The past few days, I had been unconsciously clenching my jaw so much that I could no longer open my mouth fully. I had to carefully maneuver food inside, and still prefer apple sauce over granola due to the amount of effort it takes to get down. My body hurts from stress.
I am not out of shape, but my legs feel a bit shaky when I go for walks, not used to stepping at their same pace and frequency this year. I have three pimples in my yogi third eye. What does that mean? Am I emotionally clogged?
It feels that way, sometimes. Since March, I often feel like I am on a plane waiting to crash. At the moment, we are at a holiday house with a family in our corona bubble, and this is finally the time to relax. But I still feel sometimes like I have forgotten how.
When will I not be like this?
It has gotten a little better now on day three. I am starting to take deeper breaths; we’re doing yoga and takings walks, playing board games and reading books. But still, when someone tries to pass me in the kitchen, or hand me something, it’s like their hands are on fire. I’m afraid to be too close.
So much of my time up until this moment has been scheduled in zoom, smiling at people I either enjoy talking to, or feel uncomfortable in front of – in school, for work, at home “connecting.” But what if these tools aren’t enough for the human connection I’ve missed since March?
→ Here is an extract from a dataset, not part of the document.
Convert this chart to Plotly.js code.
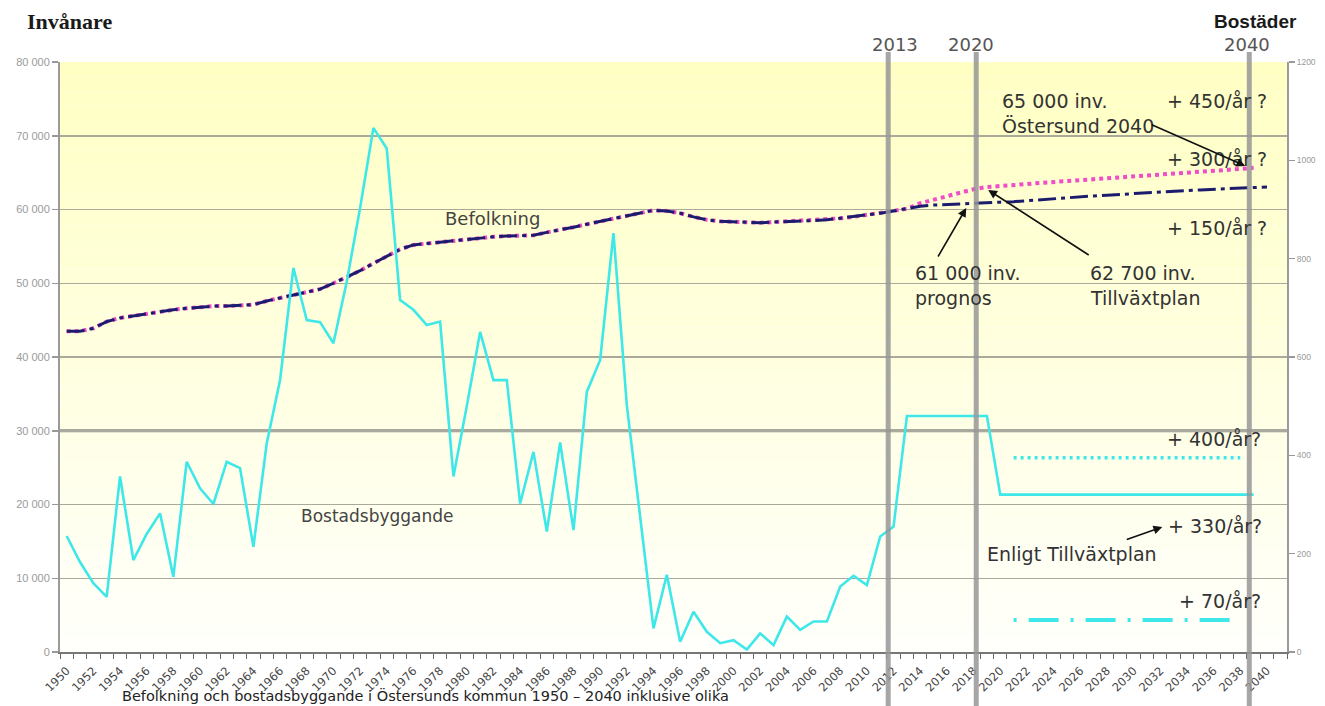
<!DOCTYPE html>
<html>
<head>
<meta charset="utf-8">
<script src="https://cdn.plot.ly/plotly-3.0.1.min.js"></script>
<style>html,body{margin:0;padding:0;background:#fff;}#chart{width:1325px;height:706px;}</style>
</head>
<body>
<div id="chart"></div>
<script>
// ---------- DATA ----------
function yearRange(a, b) { const r = []; for (let y = a; y <= b; y++) r.push(y); return r; }

// Population (Invånare), history 1950-2013
const popYears = yearRange(1950, 2013);
const population = [
  43500, 43500, 43900, 44800, 45300, 45600, 45900, 46200, 46400, 46600,
  46800, 46900, 46900, 47000, 47100, 47600, 48000, 48300, 48700, 49200,
  50000, 50800, 51700, 52700, 53700, 54600, 55200, 55400, 55500, 55700,
  56000, 56200, 56300, 56400, 56500, 56500, 56900, 57200, 57600, 58000,
  58400, 58800, 59200, 59600, 59900, 59800, 59500, 59000, 58600, 58400,
  58300, 58300, 58200, 58300, 58400, 58500, 58500, 58600, 58800, 59000,
  59300, 59500, 59800, 60100
];
// Forecast "prognos" 2014-2040
const prognosYears = yearRange(2014, 2040);
const prognos = [
  60450, 60600, 60700, 60780, 60840, 60920, 61000, 61060, 61200, 61350,
  61500, 61620, 61730, 61840, 61940, 62060, 62180, 62300, 62420, 62500,
  62580, 62660, 62740, 62820, 62900, 63000, 63050
];
// Forecast "Tillväxtplan" 2014-2039
const planYears = yearRange(2014, 2039);
const tillvaxtplan = [
  60850, 61300, 61750, 62300, 62750, 63050, 63150, 63300, 63450, 63600,
  63720, 63850, 63970, 64100, 64200, 64320, 64430, 64540, 64670, 64800,
  64930, 65060, 65200, 65350, 65500, 65650
];
// Housing construction (Bostäder), 1950-2039
const housingYears = yearRange(1950, 2039);
const housing = [
  236, 183, 140, 112, 357, 187, 240, 282, 153, 387,
  333, 301, 387, 374, 214, 424, 553, 781, 675, 671,
  628, 753, 903, 1066, 1024, 716, 696, 665, 672, 357,
  500, 651, 553, 553, 302, 407, 245, 426, 248, 529,
  594, 852, 502, 275, 48, 157, 21, 82, 41, 18,
  24, 5, 38, 14, 72, 45, 62, 62, 133, 155,
  136, 235, 255, 480, 480, 480, 480, 480, 480, 480,
  320, 320, 320, 320, 320, 320, 320, 320, 320, 320,
  320, 320, 320, 320, 320, 320, 320, 320, 320, 320
];
// Alternative housing levels
const altYears = [2021, 2038];
const alt400 = [395, 395];
const alt70 = [65, 65];

// Axis tick labels
const leftTicks = [0, 10000, 20000, 30000, 40000, 50000, 60000, 70000, 80000];
const leftTickText = ['0', '10 000', '20 000', '30 000', '40 000', '50 000', '60 000', '70 000', '80 000'];
const rightTicks = [0, 200, 400, 600, 800, 1000, 1200];

// ---------- LAYOUT HELPERS ----------
const L = 60, R = 1286.7, T = 62, B = 652;
function P(px, py) { return { x: (px - L) / (R - L), y: (B - py) / (B - T), xref: 'paper', yref: 'paper' }; }
function txt(text, px, py, opt) {
  return Object.assign(P(px, py), {
    text: text, showarrow: false, xanchor: 'left', yanchor: 'middle',
    font: { family: 'DejaVu Sans', size: 19, color: '#333' }
  }, opt || {});
}
function arrow(px, py, tx, ty) {
  return Object.assign(P(px, py), {
    text: '', showarrow: true, ax: tx - px, ay: ty - py, axref: 'pixel', ayref: 'pixel',
    arrowhead: 2, arrowsize: 1.1, arrowwidth: 1.6, arrowcolor: '#111'
  });
}

// background gradient bands
const shapes = [];
const nb = 40;
for (let i = 0; i < nb; i++) {
  const t = i / (nb - 1);
  const b = Math.round(196 + (251 - 196) * t);
  shapes.push({ type: 'rect', xref: 'paper', yref: 'paper', x0: 0, x1: 1,
    y1: 1 - i / nb, y0: 1 - (i + 1) / nb, fillcolor: 'rgb(255,255,' + b + ')',
    line: { width: 0 }, layer: 'below' });
}
// darker 30 000 line
shapes.push({ type: 'line', xref: 'paper', yref: 'y', x0: 0, x1: 1, y0: 30000, y1: 30000,
  line: { color: '#8d8d8d', width: 3 }, layer: 'between' });
// vertical marker lines (drawn over the chart)
[888, 976, 1249].forEach(function (px) {
  const p = P(px, 0);
  shapes.push({ type: 'line', xref: 'paper', yref: 'paper', x0: p.x, x1: p.x,
    y0: (B - 706) / (B - T), y1: (B - 52) / (B - T),
    line: { color: 'rgba(150,150,150,0.85)', width: 5 }, layer: 'above' });
});

const traces = [
  { x: popYears.concat(planYears), y: population.concat(tillvaxtplan), type: 'scatter', mode: 'lines',
    line: { color: '#f04ec8', width: 4, dash: '4px,4px' }, hoverinfo: 'skip' },
  { x: popYears.concat(prognosYears), y: population.concat(prognos), type: 'scatter', mode: 'lines',
    line: { color: '#1c1c6e', width: 3, dash: '18px,5px,4px,5px' }, hoverinfo: 'skip' },
  { x: housingYears, y: housing, yaxis: 'y2', type: 'scatter', mode: 'lines',
    line: { color: '#3ee8e8', width: 2.6 }, hoverinfo: 'skip' },
  { x: altYears, y: alt400, yaxis: 'y2', type: 'scatter', mode: 'lines',
    line: { color: '#3ee8e8', width: 3.5, dash: '3px,4px' }, hoverinfo: 'skip' },
  { x: altYears, y: alt70, yaxis: 'y2', type: 'scatter', mode: 'lines',
    line: { color: '#3ee8e8', width: 4, dash: '3px,12px,30px,12px' }, hoverinfo: 'skip' }
];

const yearFont = { family: 'DejaVu Sans', size: 18, color: '#555' };
const annotations = [
  txt('Befolkning', 492, 218, { xanchor: 'center', font: { family: 'DejaVu Sans', size: 18, color: '#444' } }),
  txt('Bostadsbyggande', 377, 516, { xanchor: 'center', font: { family: 'DejaVu Sans', size: 17, color: '#444' } }),
  txt('65 000 inv.', 1000, 101),
  txt('Östersund 2040', 1000, 126),
  txt('+ 450/år ?', 1165, 101),
  txt('+ 300/år ?', 1165, 159),
  txt('+ 150/år ?', 1165, 228),
  txt('61 000 inv.', 913, 273),
  txt('prognos', 913, 298),
  txt('62 700 inv.', 1088, 273),
  txt('Tillväxtplan', 1088, 298),
  txt('+ 400/år?', 1165, 439),
  txt('+ 330/år?', 1166, 526),
  txt('Enligt Tillväxtplan', 985, 554),
  txt('+ 70/år?', 1177, 601),
  txt('2013', 895, 45, { xanchor: 'center', font: yearFont }),
  txt('2020', 971, 45, { xanchor: 'center', font: yearFont }),
  txt('2040', 1247, 45, { xanchor: 'center', font: yearFont }),
  txt('<b>Invånare</b>', 25, 22, { font: { family: 'Liberation Serif', size: 22, color: '#1a1a1a' } }),
  txt('<b>Bostäder</b>', 1299, 21, { xanchor: 'right', font: { family: 'Liberation Sans', size: 19, color: '#1a1a1a' } }),
  txt('Befolkning och bostadsbyggande i Östersunds kommun 1950 – 2040 inklusive olika', 120, 685,
      { yanchor: 'top', font: { family: 'DejaVu Sans', size: 14.5, color: '#222' } }),
  arrow(1245, 166, 1150, 124),
  arrow(966, 208, 937, 258),
  arrow(988, 190, 1090, 256),
  arrow(1162, 527, 1125, 540)
];

const layout = {
  width: 1325, height: 706,
  margin: { l: L, r: 1325 - R, t: T, b: 706 - B, pad: 0 },
  paper_bgcolor: '#ffffff', plot_bgcolor: '#ffffff',
  showlegend: false,
  font: { family: 'DejaVu Sans', color: '#333' },
  xaxis: {
    range: [1949.5, 2041.5], tickmode: 'linear', tick0: 1950, dtick: 2, tickangle: -45,
    ticks: '', showgrid: false, zeroline: false, showline: true, linecolor: '#777', linewidth: 1.5,
    tickfont: { family: 'DejaVu Sans', size: 11.5, color: '#444' }, ticklabelstandoff: 6,
    minor: { ticks: 'outside', ticklen: 5, tick0: 1949.5, dtick: 1, tickcolor: '#666', tickwidth: 1, showgrid: false }
  },
  yaxis: {
    range: [0, 80000], tickvals: leftTicks, ticktext: leftTickText,
    ticks: 'outside', ticklen: 6, tickcolor: '#999', tickwidth: 1.5,
    showgrid: true, gridcolor: '#a9a99c', gridwidth: 1.5, zeroline: false,
    showline: true, linecolor: '#9a9a9a', linewidth: 2,
    tickfont: { family: 'Liberation Sans', size: 11, color: '#9a9a9a' }
  },
  yaxis2: {
    range: [0, 1200], overlaying: 'y', side: 'right', tickvals: rightTicks,
    ticks: 'outside', ticklen: 6, tickcolor: '#999', tickwidth: 1.5,
    showgrid: false, zeroline: false, showline: true, linecolor: '#9a9a9a', linewidth: 2,
    tickfont: { family: 'Liberation Sans', size: 8.5, color: '#9a9a9a' }
  },
  shapes: shapes,
  annotations: annotations
};

Plotly.newPlot('chart', traces, layout, { displayModeBar: false, staticPlot: true });
</script>
</body>
</html>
I hope I will remember how to be there for people when this is all over, when I can manage more than just a text, and give a hug instead. I hope this pandemic hasn’t broken my spirit like it has often broken my body – a injured hip, a twisted knee, now a sore poorly functioning jaw. I hope these are just growing pains, that we are all in a metamorphosis now, just waiting for something better, something new. No longer caterpillars inching along, looking down, trying to get where we need to be, but something else. Something able to fly.